Samantha spent Saturday night smashing up her built-in wardrobe with a hammer. And so Sunday morning brought with it a phone-call to drive both her and a pile of plywood to her local tip.
Unfortunately her local tip is not like our rural affair in Market Harborough, but is instead smack bang in the middle of the city of Leicester and is shared by a significant number of DIY weekend enthusiasts.
Here we have an aerial shot of the queue leading into the tip, which Samantha took from the roof of our car.
It was not a fast mover, and most had turned off their engines. This however led newcomers to believe that we were parked and not queued, and so they tried to enter the skip by driving past we patient queuers, who incidentally were all tuned in to BBC Radio 4. Or so I like to think.

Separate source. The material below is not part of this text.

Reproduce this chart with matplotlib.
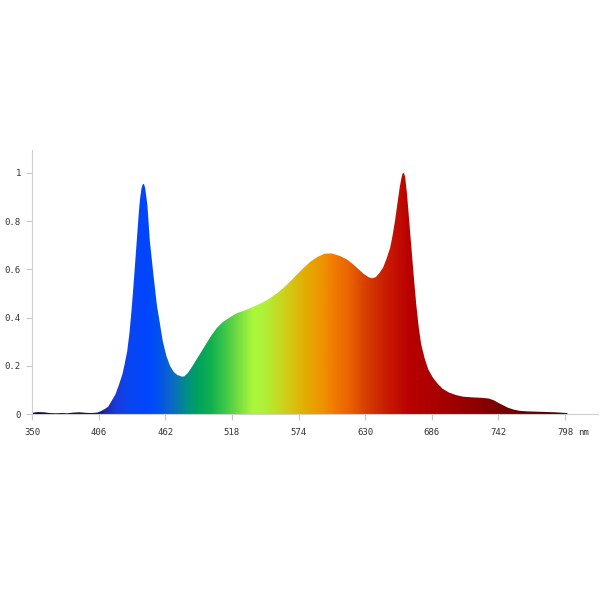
import numpy as np
import matplotlib
matplotlib.use("Agg")
import matplotlib.pyplot as plt
from matplotlib.colors import LinearSegmentedColormap
from matplotlib.transforms import offset_copy

# spectrum (nm, relative intensity)
wavelength = [350, 355, 360, 365, 370, 375, 380, 385, 390, 395, 400, 405, 408, 411,
              414, 417, 420, 423, 426, 428, 430, 432, 434, 436, 438, 440, 441, 442,
              443, 444, 445, 446, 447, 449, 452, 455, 458, 460, 463, 466, 469, 472,
              476, 478, 481, 485, 490, 495, 500, 505, 510, 516, 522, 530, 536, 543,
              550, 557, 564, 571, 578, 584, 590, 596, 602, 609, 615, 620, 625, 629,
              633, 636, 639, 642, 645, 648, 651, 653, 655, 657, 659, 660.5, 661.5, 662.5,
              663.5, 665, 667, 669, 671, 673, 675, 677, 680, 683, 687, 691, 695, 700,
              706, 712, 720, 728, 734, 738, 742, 746, 750, 755, 760, 766, 772, 778,
              784, 790, 796, 800]
intensity = [0.005, 0.008, 0.007, 0.004, 0.003, 0.004, 0.003, 0.006, 0.007, 0.005, 0.004,
             0.006, 0.012, 0.02, 0.03, 0.055, 0.08, 0.12, 0.165, 0.21, 0.26, 0.34, 0.45,
             0.58, 0.715, 0.85, 0.90, 0.935, 0.952, 0.955, 0.94, 0.905, 0.865, 0.72,
             0.58, 0.45, 0.36, 0.30, 0.24, 0.20, 0.175, 0.162, 0.155, 0.156, 0.17, 0.20,
             0.24, 0.28, 0.32, 0.355, 0.38, 0.40, 0.418, 0.432, 0.445, 0.46, 0.48, 0.505,
             0.535, 0.57, 0.605, 0.632, 0.652, 0.665, 0.666, 0.655, 0.64, 0.62, 0.598,
             0.58, 0.567, 0.563, 0.568, 0.585, 0.607, 0.645, 0.69, 0.74, 0.80, 0.87,
             0.94, 0.98, 0.998, 1.0, 0.985, 0.92, 0.80, 0.68, 0.56, 0.45, 0.36, 0.29,
             0.23, 0.185, 0.15, 0.125, 0.105, 0.09, 0.079, 0.072, 0.069, 0.067, 0.064,
             0.057, 0.046, 0.036, 0.026, 0.018, 0.013, 0.011, 0.01, 0.009, 0.008,
             0.007, 0.005, 0.004]

x_ticks = [350, 406, 462, 518, 574, 630, 686, 742, 798]
y_ticks = [0, 0.2, 0.4, 0.6, 0.8, 1]
y_labels = ["0", "0.2", "0.4", "0.6", "0.8", "1"]

# approximate colour of each wavelength as rendered in the reference
color_stops = [
    (350, "#0b0b2e"), (395, "#101040"), (405, "#141470"), (412, "#1e2ab0"),
    (420, "#1a3ad8"), (430, "#0a45f0"), (445, "#0045ff"), (455, "#0050f0"),
    (462, "#0a5ed8"), (470, "#0a70b8"), (478, "#008c8c"), (488, "#00a060"),
    (500, "#10b050"), (512, "#40c848"), (525, "#80e040"), (535, "#a8f83c"),
    (545, "#b0f038"), (558, "#c8d820"), (570, "#d8c010"), (582, "#e4a800"),
    (595, "#f09000"), (605, "#f07800"), (618, "#e86000"), (630, "#d84000"),
    (642, "#cc2800"), (655, "#c41000"), (668, "#b80000"), (690, "#aa0000"),
    (720, "#920000"), (750, "#720000"), (800, "#420000"),
]

lo, hi = color_stops[0][0], color_stops[-1][0]
cmap = LinearSegmentedColormap.from_list(
    "spectrum", [((w - lo) / (hi - lo), c) for w, c in color_stops])

fig = plt.figure(figsize=(6, 6), dpi=100)
ax = fig.add_axes([0.0533, 0.31, 0.9437, 0.44])

poly = ax.fill_between(wavelength, intensity, 0, color="none", lw=0)
grad = np.linspace(lo, hi, 900).reshape(1, -1)
img = ax.imshow(grad, extent=[lo, hi, 0, 1.1], aspect="auto", cmap=cmap,
                vmin=lo, vmax=hi, origin="lower", interpolation="bilinear")
img.set_clip_path(poly.get_paths()[0], transform=ax.transData)

ax.set_xlim(350, 825.8)
ax.set_ylim(0, 1.095)

for s in ["top", "right"]:
    ax.spines[s].set_visible(False)
for s in ["left", "bottom"]:
    ax.spines[s].set_color("#d0d0d0")
    ax.spines[s].set_linewidth(0.8)

ax.set_xticks(x_ticks)
ax.set_xticklabels([str(t) for t in x_ticks])
ax.set_yticks(y_ticks)
ax.set_yticklabels(y_labels)
ax.tick_params(colors="#c8c8c8", labelcolor="#333333", length=4, width=0.8,
               labelsize=6.5, pad=4)
ax.tick_params(axis="x", pad=6)
for lab in ax.get_xticklabels() + ax.get_yticklabels():
    lab.set_family("DejaVu Sans Mono")

# unit label sits right after the last tick label
nm_tr = offset_copy(ax.get_xaxis_transform(), fig=fig, x=0, y=-10, units="points")
ax.text(809, 0, "nm", fontsize=6.5, family="DejaVu Sans Mono", color="#333333",
        ha="left", va="top", transform=nm_tr, clip_on=False)

fig.savefig("out.png", dpi=100, facecolor="white")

In the above picture is a cheeky chap who soon learns the error of his ways and is compelled to make a hasty retreat, and shown below a second chap who, clearly rather embarrassed by his unwitting attempt to queue jump, decides to turn around and leave the area completely.
There were those who avoided the queue by entering and leaving the tip on foot.
Despite signs forbidding that you should do so.
And finally, here is the queue master, the chap in neon in charge of the barrier.
Who was terribly nice and called me ‘pal’ twice.
However do not let this distract from the fact that he waved in a friend driving a large white van who, after the removal of two strategically placed traffic cones, was able to enter the tip ahead of the queue.
PS. News about my imminent trip to the Congo and, more importantly, the future of Standinaqueue will be given this weekend.